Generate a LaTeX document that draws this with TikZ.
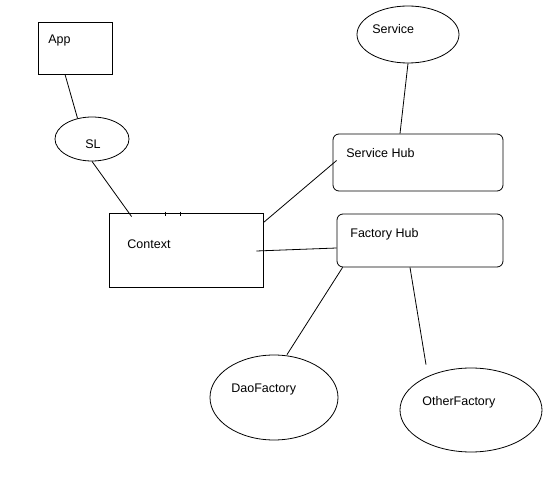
\documentclass[tikz,border=0pt]{standalone}
\usepackage{fontspec}
\setmainfont{Liberation Sans}
\usetikzlibrary{positioning,shapes.geometric}
\tikzstyle{box} = [draw, rectangle, inner sep=0pt]
\tikzstyle{hub} = [draw, rectangle, rounded corners=6pt, inner sep=0pt]
\tikzstyle{oval} = [draw, ellipse, inner sep=0pt]
\tikzstyle{lbl} = [anchor=base west, inner sep=0pt, font=\fontsize{12.5}{15}\selectfont]

\begin{document}
\begin{tikzpicture}[x=1pt,y=-1pt,line width=0.8pt]
		\fill[white] (0,0) rectangle (558,481);
		\useasboundingbox (0,0) rectangle (558,481);

		% shapes
		\node (app) [box, minimum width=74pt, minimum height=52pt] at (75,48) {};
		\node (sl) [oval, minimum width=74pt, minimum height=44pt] at (92,139) {};
		\node (ctx) [box, minimum width=154pt, minimum height=74pt] at (186,250) {};
		\node (svc) [oval, minimum width=102pt, minimum height=57pt] at (408,34.5) {};
		\node (shub) [hub, minimum width=170pt, minimum height=57pt] at (418,162.5) {};
		\node (fhub) [hub, minimum width=166pt, minimum height=53pt] at (420,240.5) {};
		\node (dao) [oval, minimum width=128pt, minimum height=85pt] at (274,397.5) {};
		\node (other) [oval, minimum width=142pt, minimum height=84pt] at (471,410) {};

		% texts
		\node (appt) [lbl] at (48,44) {App};
		\node (slt) [lbl] at (85,149) {SL};
		\node (ctxt) [lbl] at (127,249) {Context};
		\node (svct) [lbl] at (372,34) {Service};
		\node (shubt) [lbl] at (346,158) {Service Hub};
		\node (fhubt) [lbl] at (350,238) {Factory Hub};
		\node (daot) [lbl] at (231,393) {DaoFactory};
		\node (othert) [lbl] at (422,406) {OtherFactory};

		% links
		\draw ([xshift=-10pt]app.south) -- (sl.125);
		\draw (sl.south) -- ([xshift=23pt,yshift=-4pt]ctx.north west);
		\draw ([yshift=-10pt]ctx.north east) -- ([xshift=4pt,yshift=2pt]shub.west);
		\draw ([xshift=-7pt,yshift=-1pt]ctx.east) -- ([yshift=-7.5pt]fhub.west);
		\draw (svc.south) -- ([xshift=-18pt]shub.north);
		\draw ([xshift=6pt]fhub.south west) -- ([xshift=13pt]dao.north);
		\draw ([xshift=-10pt]fhub.south) -- ([xshift=-45pt,yshift=3pt]other.north);
		\foreach \dx in {-21,-6}
			\draw ([xshift=\dx pt,yshift=1pt]ctx.north) -- ++(0,4);
	\end{tikzpicture}
\end{document}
----
DIRECTION » Your copy of the data above should match it exactly, except that pictures are left out.

REPLY TO THE EXERCISE »
Generate a LaTeX document that draws this with TikZ.
\documentclass[tikz,border=0pt]{standalone}
\usepackage{fontspec}
\setmainfont{Liberation Sans}
\usetikzlibrary{positioning,shapes.geometric}
\tikzstyle{box} = [draw, rectangle, inner sep=0pt]
\tikzstyle{hub} = [draw, rectangle, rounded corners=6pt, inner sep=0pt]
\tikzstyle{oval} = [draw, ellipse, inner sep=0pt]
\tikzstyle{lbl} = [anchor=base west, inner sep=0pt, font=\fontsize{12.5}{15}\selectfont]

\begin{document}
\begin{tikzpicture}[x=1pt,y=-1pt,line width=0.8pt]
		\fill[white] (0,0) rectangle (558,481);
		\useasboundingbox (0,0) rectangle (558,481);

		% shapes
		\node (app) [box, minimum width=74pt, minimum height=52pt] at (75,48) {};
		\node (sl) [oval, minimum width=74pt, minimum height=44pt] at (92,139) {};
		\node (ctx) [box, minimum width=154pt, minimum height=74pt] at (186,250) {};
		\node (svc) [oval, minimum width=102pt, minimum height=57pt] at (408,34.5) {};
		\node (shub) [hub, minimum width=170pt, minimum height=57pt] at (418,162.5) {};
		\node (fhub) [hub, minimum width=166pt, minimum height=53pt] at (420,240.5) {};
		\node (dao) [oval, minimum width=128pt, minimum height=85pt] at (274,397.5) {};
		\node (other) [oval, minimum width=142pt, minimum height=84pt] at (471,410) {};

		% texts
		\node (appt) [lbl] at (48,44) {App};
		\node (slt) [lbl] at (85,149) {SL};
		\node (ctxt) [lbl] at (127,249) {Context};
		\node (svct) [lbl] at (372,34) {Service};
		\node (shubt) [lbl] at (346,158) {Service Hub};
		\node (fhubt) [lbl] at (350,238) {Factory Hub};
		\node (daot) [lbl] at (231,393) {DaoFactory};
		\node (othert) [lbl] at (422,406) {OtherFactory};

		% links
		\draw ([xshift=-10pt]app.south) -- (sl.125);
		\draw (sl.south) -- ([xshift=23pt,yshift=-4pt]ctx.north west);
		\draw ([yshift=-10pt]ctx.north east) -- ([xshift=4pt,yshift=2pt]shub.west);
		\draw ([xshift=-7pt,yshift=-1pt]ctx.east) -- ([yshift=-7.5pt]fhub.west);
		\draw (svc.south) -- ([xshift=-18pt]shub.north);
		\draw ([xshift=6pt]fhub.south west) -- ([xshift=13pt]dao.north);
		\draw ([xshift=-10pt]fhub.south) -- ([xshift=-45pt,yshift=3pt]other.north);
		\foreach \dx in {-21,-6}
			\draw ([xshift=\dx pt,yshift=1pt]ctx.north) -- ++(0,4);
	\end{tikzpicture}
\end{document}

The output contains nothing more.